D’emblée, Bahamadia abat l’une de ses cartes maîtresse : son dernier single, "Special Forces", où les Cali Agents (Rasco et Planet Asia), en forme cette fois, Chops des Mountain Brothers et le brillant DJ Revolution viennent lui prêter main forte. Suite de courtes phrases en crescendo, de facture classique mais tout à fait percutant, ce titre n’est pourtant pas représentatif du EP, qui s’oriente aussitôt après vers des titres plus posés, limite doucereux, dans un genre défendu aujourd’hui par le producteur Jay-Dee. Le groupe de ce dernier, Slum Village, est d’ailleurs présents sur "One-4-Teen (Funky For You)", mais le producteur est malheureusement remplacé par un Ronald Estill poussif à la production. Fait tout entier d’un groove indolent issu du passé le plus érotique et lascif des musiques noires, choeurs masculins à l’appui, "Commonwealth" (hommage aux femmes dans le besoin), "One 4 Teen (Funky for you)", "Philadelphia" et "Beautiful Things" (le plus réussi de la série, produit comme son prédécesseur par l’inconnu Dwele) conviennent relativement bien à la voix aigre-douce de Bahamadia, exact contraire des roucoulements infâmes de la volaille r’n b. La magie, pourtant, n’est pas toujours au rendez-vous : la frontière entre génie et ennui est ténue dans ce genre d'exercice, et la rappeuse n’est pas sans la traverser, à plusieurs reprises. Elle ou ses comparses, puisqu’elle s’efface sur ‘Philadelphia’ devant de délicats choeurs masculins.

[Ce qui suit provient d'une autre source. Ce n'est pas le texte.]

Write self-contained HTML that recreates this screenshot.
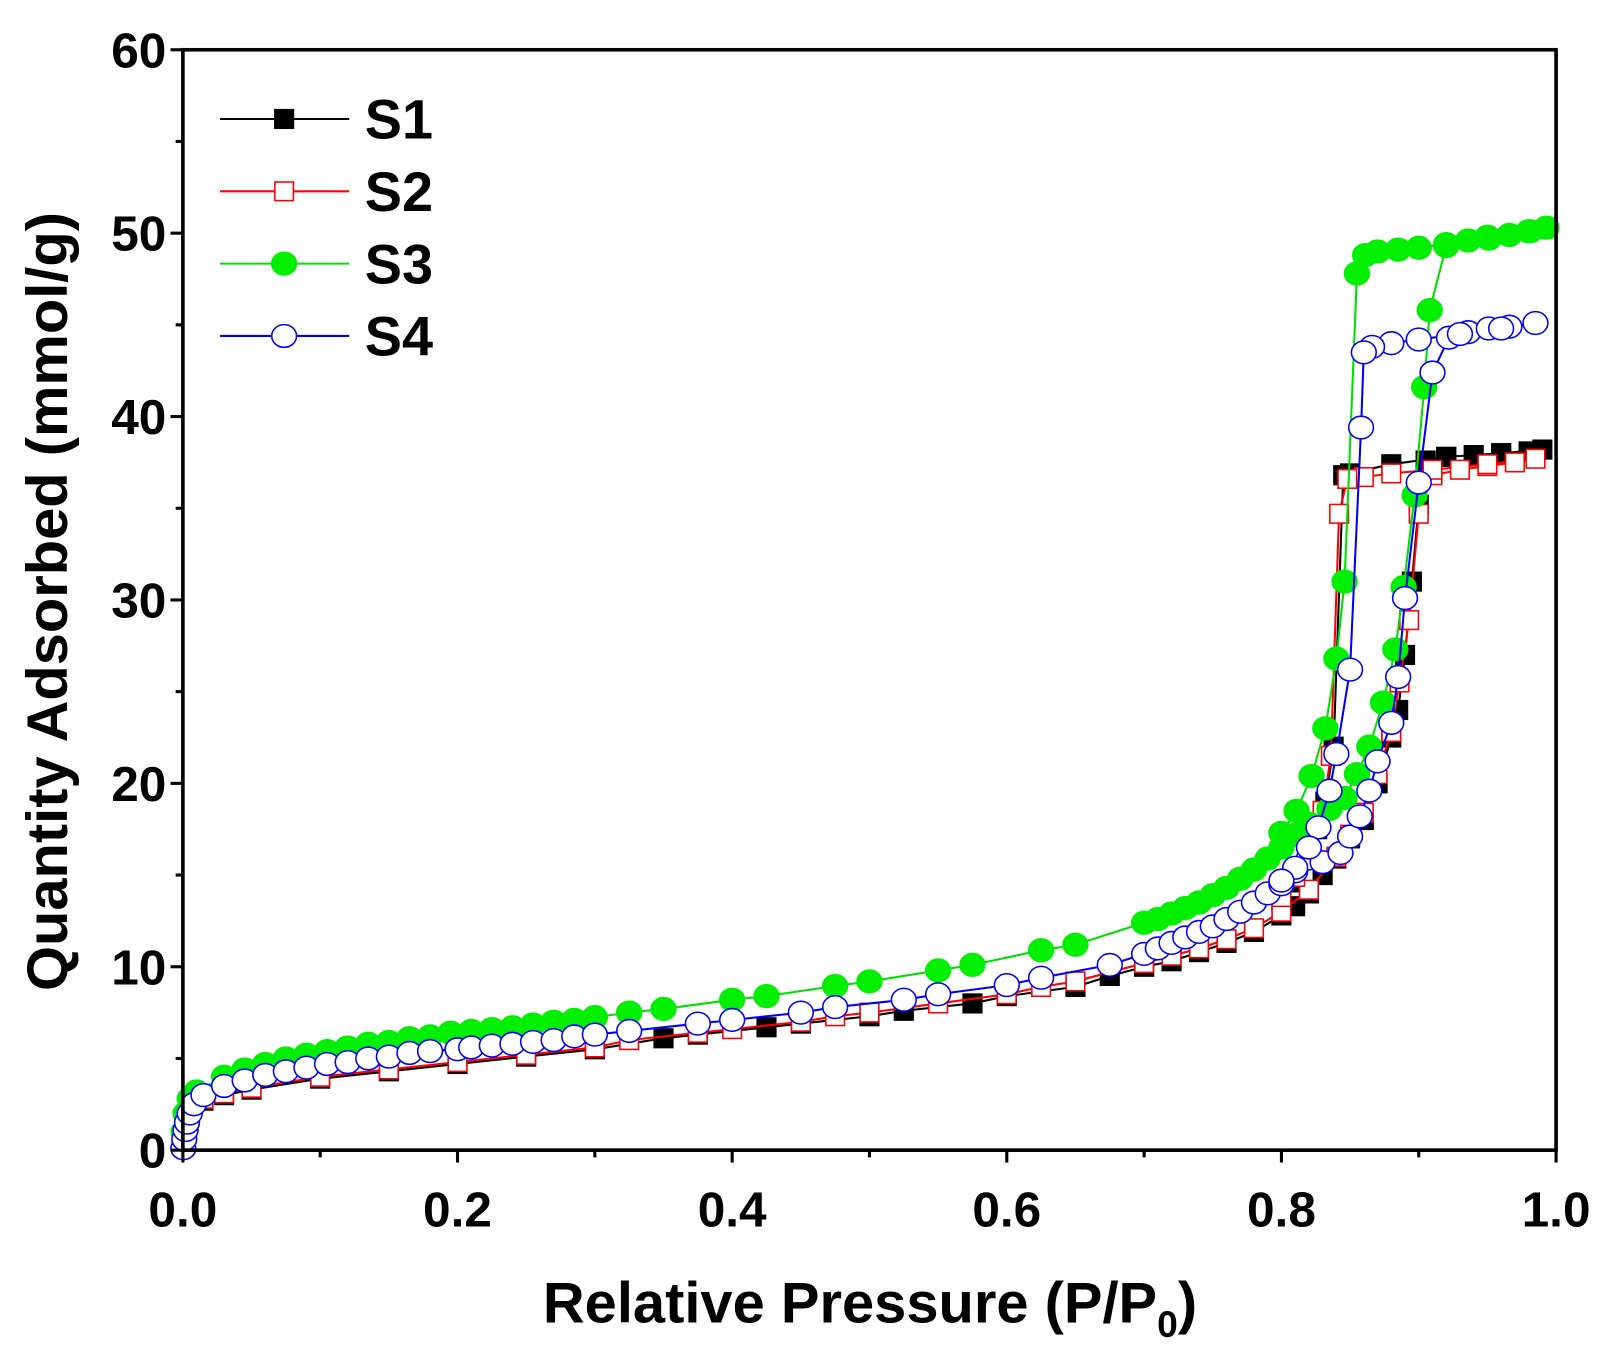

Sans se démarquer de l'ambiance ouatée du reste, Bahamadia s’engage en fin de disque dans un exercice drum’n bass, expérience déjà tentée trois ans plus tôt, et avec maestria, en compagnie de Roni Size. Accélérant son flow pour suivre le rythme effréné des breakbeats, la rappeuse confirme que le genre lui va bien : "Pep Talk" est en effet, "Special Forces" excepté, le meilleur titre du EP. BB Queen, mi-figue mi-raisin, n’explore donc qu’une face de Bahamadia, bien en phase avec le conscious rap de mise ces derniers temps. Un gâchis, quelque part, vue la large palette de styles et d’approches où la rappeuse s'est déjà illustrée avec talent.